ABOVE - another hand-held shot - none of the 300mm f/2.8 lenses I've owned have VR technology - Vibration Reduction - which helps steady the image due to the tendency of ultra-long lenses showing blur from shake. This is far more common in the 500, 600, and 800mm lenses due to their smaller maximum apertures (f/4, f/5.6). THE TRUTH ABOUT VR TECH AND THE NIKON 300mm f/2.8 LENS -
It is unnecessary. The lens has a short enough focal length and fast enough aperture that vibration reduction isn't needed. THE HAND-HELD RULE OF PHOTOGRAPHY - states that as long as your shutter speed is greater than the focal length of the lens - lens shake will not be an issue. I shot the rodeo image below using a monopod and shutter speed of 1/500th sec - VR only slows these lenses down and makes them heavier.
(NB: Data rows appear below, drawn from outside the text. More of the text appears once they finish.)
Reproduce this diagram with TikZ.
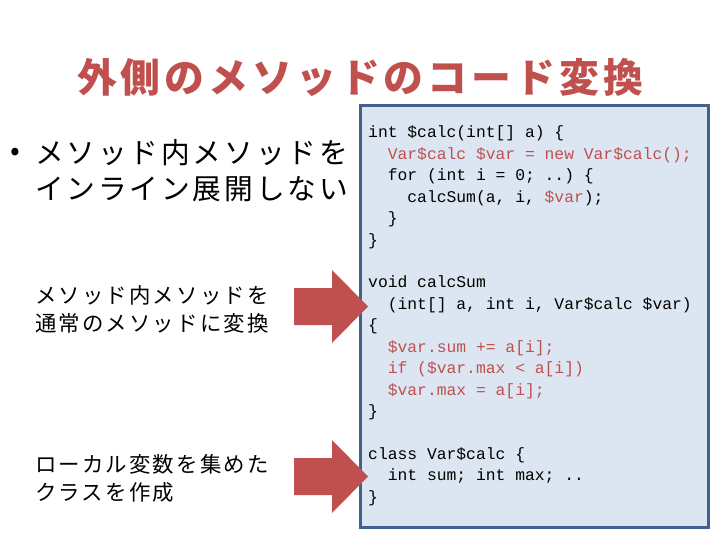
\documentclass[tikz,border=0pt]{standalone}
\usepackage{fontspec}
\setmonofont{Liberation Mono}
\newfontfamily\jpfont{Noto Sans CJK JP}[LetterSpace=10]
\usetikzlibrary{positioning}
\definecolor{slidered}{RGB}{192,80,77}
\definecolor{boxblue}{RGB}{65,98,140}
\definecolor{paleblue}{RGB}{220,230,242}
\newcommand{\rc}[1]{\textcolor{slidered}{#1}}
\newcommand{\indt}[1]{\phantom{#1}}
\tikzset{
  titletext/.style={font=\jpfont\bfseries\fontsize{40}{48}\selectfont,text=slidered,inner sep=0pt},
  bullettext/.style={font=\jpfont\fontsize{28.8}{36}\selectfont,align=left,anchor=west,inner sep=0pt},
  notetext/.style={font=\jpfont\fontsize{21.5}{28}\selectfont,align=left,anchor=west,inner sep=0pt},
  codebox/.style={draw=boxblue,fill=paleblue,line width=3bp},
  codetext/.style={font=\ttfamily\fontsize{16.4}{21.5}\selectfont,anchor=base west,inner sep=0pt},
  bigarrow/.style={fill=slidered}
}
\begin{document}
\begin{tikzpicture}[x=1bp,y=-1bp]
    \useasboundingbox (0,0) rectangle (720,540);
    % --- title and left column
    \node[titletext] (title) at (360,77) {外側のメソッドのコード変換};
    \node[bullettext] (dot)   at (10,154) {•};
    \node[bullettext] (point) at (35,171) {メソッド内メソッドを\\インライン展開しない};
    \node[notetext] (inner) at (35,309)   {メソッド内メソッドを\\通常のメソッドに変換};
    \node[notetext] (local) at (35,478.5) {ローカル変数を集めた\\クラスを作成};
    % --- code box
    \draw[codebox] (360,106) rectangle (708,527);
    \node[codetext] (code) at (368,138) {\begin{tabular}[t]{@{}l@{}}
      int \$calc(int[] a) \{\\
      \indt{xx}\rc{Var\$calc \$var = new Var\$calc();}\\
      \indt{xx}for (int i = 0; ..) \{\\
      \indt{xxxx}calcSum(a, i, \rc{\$var});\\
      \indt{xx}\}\\
      \}\\
      \\
      void calcSum\\
      \indt{xx}(int[] a, int i, Var\$calc \$var)\\
      \{\\
      \indt{xx}\rc{\$var.sum += a[i];}\\
      \indt{xx}\rc{if (\$var.max < a[i])}\\
      \indt{xx}\rc{\$var.max = a[i];}\\
      \}\\
      \\
      class Var\$calc \{\\
      \indt{xx}int sum; int max; ..\\
      \}
    \end{tabular}};
    % --- block arrows
    \fill[bigarrow] (294,288) -- (332,288) -- (332,270) -- (368,306.5)
      -- (332,343) -- (332,325) -- (294,325) -- cycle;
    \fill[bigarrow] (294,458) -- (332,458) -- (332,440) -- (368,476.5)
      -- (332,513) -- (332,495) -- (294,495) -- cycle;
\end{tikzpicture}
\end{document}
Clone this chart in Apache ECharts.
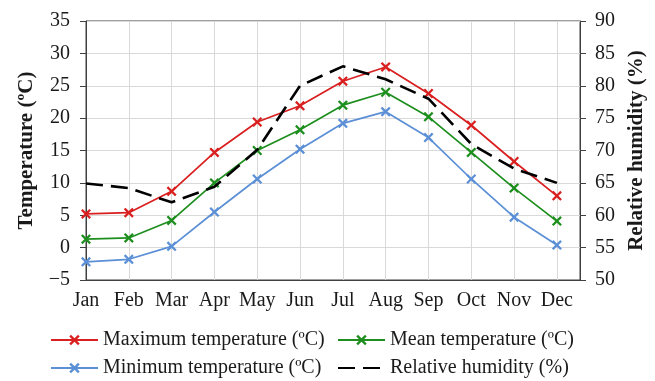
<!DOCTYPE html>
<html>
<head>
<meta charset="utf-8">
<script src="https://cdn.jsdelivr.net/npm/echarts@6/dist/echarts.min.js"></script>
<style>
  html, body { margin: 0; padding: 0; background: #fff; }
  #chart { width: 655px; height: 381px; }
</style>
</head>
<body>
<div id="chart"></div>
<script>
// Monthly climate normals
const months = ['Jan', 'Feb', 'Mar', 'Apr', 'May', 'Jun', 'Jul', 'Aug', 'Sep', 'Oct', 'Nov', 'Dec'];
const maxTemp = [5.2, 5.4, 8.7, 14.7, 19.4, 21.9, 25.7, 27.9, 23.8, 18.9, 13.3, 8.0];
const meanTemp = [1.3, 1.5, 4.2, 10.0, 15.0, 18.2, 22.0, 24.0, 20.2, 14.7, 9.2, 4.1];
const minTemp = [-2.2, -1.8, 0.2, 5.5, 10.6, 15.2, 19.2, 21.0, 17.0, 10.6, 4.7, 0.4];
const humidity = [64.9, 64.2, 62.0, 64.4, 70.1, 80.0, 83.0, 81.0, 78.0, 71.0, 67.2, 65.0];

const tempTicks = { min: -5, max: 35, step: 5 };
const rhTicks = { min: 50, max: 90, step: 5 };

const seriesNames = {
  max: 'Maximum temperature (ºC)',
  mean: 'Mean temperature (ºC)',
  min: 'Minimum temperature (ºC)',
  rh: 'Relative humidity (%)'
};

const FONT = '"Liberation Serif", "Times New Roman", serif';
const FS = 20;
const AXIS = '#404040';
const GRIDC = '#d9d9d9';
const TEXT = '#1a1a1a';

// filled "x" marker
const CROSS = 'path://M0,1.6 L1.6,0 L5,3.4 L8.4,0 L10,1.6 L6.6,5 L10,8.4 L8.4,10 L5,6.6 L1.6,10 L0,8.4 L3.4,5 Z';

const pairs = arr => arr.map((v, i) => [i, v]);

function tempSeries(name, data, color) {
  return {
    name: name,
    type: 'line',
    yAxisIndex: 0,
    data: pairs(data),
    symbol: CROSS,
    symbolSize: 10,
    lineStyle: { color: color, width: 1.7 },
    itemStyle: { color: color },
    z: 3
  };
}

// one legend block per entry so the two columns line up
function legendAt(left, top, entry) {
  return {
    left: left,
    top: top,
    padding: 0,
    itemWidth: 47,
    itemHeight: 13,
    itemGap: 0,
    selectedMode: false,
    textStyle: { fontFamily: FONT, fontSize: FS, color: TEXT },
    data: [entry]
  };
}

const chart = echarts.init(document.getElementById('chart'), null, { renderer: 'canvas' });

chart.setOption({
  animation: false,
  backgroundColor: '#fff',
  textStyle: { fontFamily: FONT },
  grid: {
    left: 86, right: 75, top: 21, bottom: 101,
    show: true, borderColor: AXIS, borderWidth: 1, backgroundColor: 'transparent'
  },
  legend: [
    legendAt(50, 330, seriesNames.max),
    legendAt(337, 330, seriesNames.mean),
    legendAt(50, 358, seriesNames.min),
    legendAt(337, 358, { name: seriesNames.rh, itemStyle: { opacity: 0 } })
  ],
  xAxis: {
    type: 'value',
    min: 0,
    max: 11.54,
    interval: 1,
    axisLine: { show: true, onZero: false, lineStyle: { color: AXIS, width: 1 } },
    axisTick: { show: false },
    splitLine: { show: true, lineStyle: { color: GRIDC, width: 1 } },
    axisLabel: {
      margin: 11,
      fontFamily: FONT, fontSize: FS, color: TEXT,
      formatter: v => (Number.isInteger(v) && months[v]) ? months[v] : ''
    }
  },
  yAxis: [
    {
      type: 'value',
      min: tempTicks.min, max: tempTicks.max, interval: tempTicks.step,
      name: 'Temperature (ºC)',
      nameLocation: 'middle',
      nameGap: 49,
      nameTextStyle: { fontFamily: FONT, fontSize: 21, fontWeight: 'bold', color: TEXT },
      axisLine: { show: true, onZero: false, lineStyle: { color: AXIS, width: 1 } },
      axisTick: { show: true, length: 6, lineStyle: { color: AXIS } },
      splitLine: { show: true, lineStyle: { color: GRIDC, width: 1 } },
      axisLabel: {
        margin: 16,
        fontFamily: FONT, fontSize: FS, color: TEXT,
        formatter: v => String(v).replace('-', '\u2212')
      }
    },
    {
      type: 'value',
      position: 'right',
      min: rhTicks.min, max: rhTicks.max, interval: rhTicks.step,
      name: 'Relative humidity (%)',
      nameLocation: 'middle',
      nameGap: 42,
      nameRotate: 90,
      nameTextStyle: { fontFamily: FONT, fontSize: 21, fontWeight: 'bold', color: TEXT },
      axisLine: { show: true, onZero: false, lineStyle: { color: AXIS, width: 1 } },
      axisTick: { show: true, length: 6, lineStyle: { color: AXIS } },
      splitLine: { show: false },
      axisLabel: { margin: 15, fontFamily: FONT, fontSize: FS, color: TEXT }
    }
  ],
  series: [
    tempSeries(seriesNames.max, maxTemp, '#d91f1f'),
    tempSeries(seriesNames.mean, meanTemp, '#1e8f1e'),
    tempSeries(seriesNames.min, minTemp, '#5b8fd6'),
    {
      name: seriesNames.rh,
      type: 'line',
      yAxisIndex: 1,
      data: pairs(humidity),
      symbol: 'none',
      lineStyle: { color: '#000', width: 2.6, type: [17, 8] },
      itemStyle: { color: '#000' },
      z: 4
    }
  ]
});
</script>
</body>
</html>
IN CONCLUSION - If you only ever own a single super telephoto lens in your life - the 300mm f/2.8 is the one to get. It's light enough and small enough to be manageable - and it won't break the bank. I own two - my original AF-I and my newest AF-S II. I paid around $3,400 for the AF-S II and I purchased the AF-I for right at $2,000 - and it has a full set of filters, the hard case, etc... You can purchase used AF-S and AF-S II lenses for half of what a new AF-S VR or VR II costs. Unless you want bragging rights that you've got the "latest" - and the VR II is equipped with the same Nano Coated lenses which reduce flare and light distortion - so it should be a better lens in regards to dealing with issues from light sources - I say look for a good condition AF-S or AF-S II model. And then get you a monopod if you don't have one - and go shoot photos of anything and everything you feel inspired to - this lens will open new creative horizons for you. It'll be the one lens you'll never regret having forked over a small fortune to own.
ABOVE - The 300mm f/2.8 makes a fine portrait lens when used outdoors where you can get some distance from your subjects. Shot on a monopod during "Magic Hour" - the time just after the sun sets when the light has a dreamy - warm and soft quality to it.
ABOVE - "Pirate" - my neighbor's Aussie Sheep Dog - hand-held during magic hour.